Write out each line from the data below that includes the word "with".

Begin Dataset records

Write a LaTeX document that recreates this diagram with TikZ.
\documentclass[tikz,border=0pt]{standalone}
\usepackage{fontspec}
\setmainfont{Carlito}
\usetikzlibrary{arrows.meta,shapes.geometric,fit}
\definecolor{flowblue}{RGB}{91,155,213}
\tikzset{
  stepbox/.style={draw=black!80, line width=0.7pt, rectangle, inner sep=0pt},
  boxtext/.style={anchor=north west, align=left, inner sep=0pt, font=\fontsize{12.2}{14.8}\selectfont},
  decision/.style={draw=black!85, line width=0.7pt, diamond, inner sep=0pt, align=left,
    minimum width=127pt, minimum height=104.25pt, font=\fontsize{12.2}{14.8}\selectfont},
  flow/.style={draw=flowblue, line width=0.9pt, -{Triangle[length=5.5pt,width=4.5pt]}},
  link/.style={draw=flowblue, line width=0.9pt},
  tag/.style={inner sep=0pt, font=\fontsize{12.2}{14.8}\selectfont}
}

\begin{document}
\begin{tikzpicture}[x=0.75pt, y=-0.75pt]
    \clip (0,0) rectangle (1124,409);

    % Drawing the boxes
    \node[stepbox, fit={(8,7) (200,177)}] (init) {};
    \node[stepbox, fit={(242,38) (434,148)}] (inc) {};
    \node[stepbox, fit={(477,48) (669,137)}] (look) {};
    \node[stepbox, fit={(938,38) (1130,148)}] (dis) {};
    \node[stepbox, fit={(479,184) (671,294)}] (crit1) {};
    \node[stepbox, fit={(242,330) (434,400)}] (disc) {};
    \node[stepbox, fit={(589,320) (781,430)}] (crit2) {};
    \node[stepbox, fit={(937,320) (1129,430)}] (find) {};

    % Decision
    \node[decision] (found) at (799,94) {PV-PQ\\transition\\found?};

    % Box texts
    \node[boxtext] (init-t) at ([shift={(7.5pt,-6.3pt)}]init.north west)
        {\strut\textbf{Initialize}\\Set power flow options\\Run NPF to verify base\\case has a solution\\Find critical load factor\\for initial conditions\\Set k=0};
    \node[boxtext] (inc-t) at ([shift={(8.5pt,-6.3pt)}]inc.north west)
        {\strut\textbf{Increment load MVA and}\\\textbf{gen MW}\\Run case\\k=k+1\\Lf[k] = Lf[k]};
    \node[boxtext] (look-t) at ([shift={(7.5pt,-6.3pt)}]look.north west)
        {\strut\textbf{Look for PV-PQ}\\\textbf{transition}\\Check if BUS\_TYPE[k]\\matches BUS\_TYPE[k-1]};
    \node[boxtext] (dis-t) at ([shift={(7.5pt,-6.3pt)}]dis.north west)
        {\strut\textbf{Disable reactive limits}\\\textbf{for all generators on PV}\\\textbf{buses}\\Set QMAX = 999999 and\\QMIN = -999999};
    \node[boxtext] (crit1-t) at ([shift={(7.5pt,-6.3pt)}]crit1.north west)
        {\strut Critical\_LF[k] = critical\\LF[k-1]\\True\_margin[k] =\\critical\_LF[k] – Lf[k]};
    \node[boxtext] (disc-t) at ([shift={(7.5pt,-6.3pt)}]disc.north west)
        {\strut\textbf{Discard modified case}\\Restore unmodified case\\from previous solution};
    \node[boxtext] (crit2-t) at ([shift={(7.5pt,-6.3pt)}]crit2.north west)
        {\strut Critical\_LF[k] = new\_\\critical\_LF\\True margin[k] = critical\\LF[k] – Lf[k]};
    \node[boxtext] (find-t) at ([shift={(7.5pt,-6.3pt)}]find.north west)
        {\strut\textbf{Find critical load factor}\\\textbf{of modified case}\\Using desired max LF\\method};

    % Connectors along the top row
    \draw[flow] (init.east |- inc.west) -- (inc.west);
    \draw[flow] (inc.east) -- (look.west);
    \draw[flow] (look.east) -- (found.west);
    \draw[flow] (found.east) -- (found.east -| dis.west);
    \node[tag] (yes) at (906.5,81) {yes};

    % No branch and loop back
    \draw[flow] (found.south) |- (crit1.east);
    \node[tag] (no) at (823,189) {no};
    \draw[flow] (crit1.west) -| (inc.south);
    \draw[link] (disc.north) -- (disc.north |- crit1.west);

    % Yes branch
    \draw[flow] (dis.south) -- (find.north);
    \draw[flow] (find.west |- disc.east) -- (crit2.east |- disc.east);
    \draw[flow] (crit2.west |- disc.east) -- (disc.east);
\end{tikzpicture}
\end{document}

End Dataset records
Begin Dataset records

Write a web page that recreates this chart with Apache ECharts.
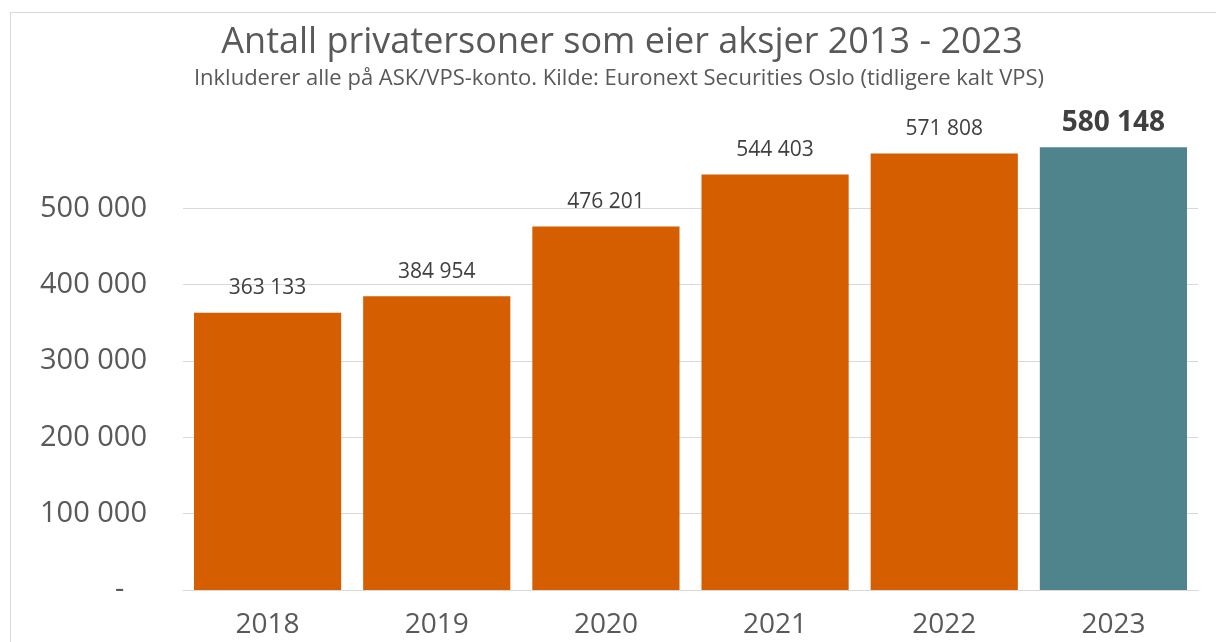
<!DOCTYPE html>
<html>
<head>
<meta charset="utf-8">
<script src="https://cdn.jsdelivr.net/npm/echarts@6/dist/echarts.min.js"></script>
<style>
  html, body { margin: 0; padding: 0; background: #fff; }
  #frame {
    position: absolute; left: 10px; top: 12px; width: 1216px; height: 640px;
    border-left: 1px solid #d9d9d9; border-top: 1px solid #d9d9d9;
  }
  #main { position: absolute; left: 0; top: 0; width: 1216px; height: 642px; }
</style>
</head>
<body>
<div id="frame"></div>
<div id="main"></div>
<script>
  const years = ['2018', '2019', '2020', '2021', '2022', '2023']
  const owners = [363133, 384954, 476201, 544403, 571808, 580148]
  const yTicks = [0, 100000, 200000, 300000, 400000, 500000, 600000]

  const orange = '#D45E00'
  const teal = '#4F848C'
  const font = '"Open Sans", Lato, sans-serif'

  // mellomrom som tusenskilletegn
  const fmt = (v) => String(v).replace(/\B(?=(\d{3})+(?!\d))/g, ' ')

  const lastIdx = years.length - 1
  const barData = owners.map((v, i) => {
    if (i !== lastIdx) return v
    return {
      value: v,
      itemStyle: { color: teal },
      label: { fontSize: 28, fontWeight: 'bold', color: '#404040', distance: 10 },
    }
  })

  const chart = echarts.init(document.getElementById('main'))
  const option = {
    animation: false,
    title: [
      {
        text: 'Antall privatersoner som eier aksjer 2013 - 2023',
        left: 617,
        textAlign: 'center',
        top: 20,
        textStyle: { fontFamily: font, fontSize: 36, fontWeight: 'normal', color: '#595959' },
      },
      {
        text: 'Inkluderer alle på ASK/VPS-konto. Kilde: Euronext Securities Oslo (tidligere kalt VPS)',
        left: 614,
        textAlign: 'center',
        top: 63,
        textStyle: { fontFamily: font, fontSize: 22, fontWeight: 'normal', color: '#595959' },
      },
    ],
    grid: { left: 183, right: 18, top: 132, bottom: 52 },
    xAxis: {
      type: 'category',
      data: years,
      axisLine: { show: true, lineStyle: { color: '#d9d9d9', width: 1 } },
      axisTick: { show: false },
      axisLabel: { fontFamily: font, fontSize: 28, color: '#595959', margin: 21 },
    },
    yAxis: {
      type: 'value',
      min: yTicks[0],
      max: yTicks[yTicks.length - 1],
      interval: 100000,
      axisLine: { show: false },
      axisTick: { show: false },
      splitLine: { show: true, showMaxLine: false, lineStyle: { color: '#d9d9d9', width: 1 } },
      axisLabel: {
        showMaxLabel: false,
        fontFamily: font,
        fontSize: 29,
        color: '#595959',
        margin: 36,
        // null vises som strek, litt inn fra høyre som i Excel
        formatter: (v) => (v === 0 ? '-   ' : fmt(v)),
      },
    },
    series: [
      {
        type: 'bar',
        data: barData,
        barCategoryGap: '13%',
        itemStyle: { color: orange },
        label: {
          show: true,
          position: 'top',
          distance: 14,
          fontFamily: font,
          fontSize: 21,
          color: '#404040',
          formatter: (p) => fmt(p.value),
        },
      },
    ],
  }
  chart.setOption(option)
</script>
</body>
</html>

End Dataset records

### Finished answer
Write a LaTeX document that recreates this diagram with TikZ.
Write a web page that recreates this chart with Apache ECharts.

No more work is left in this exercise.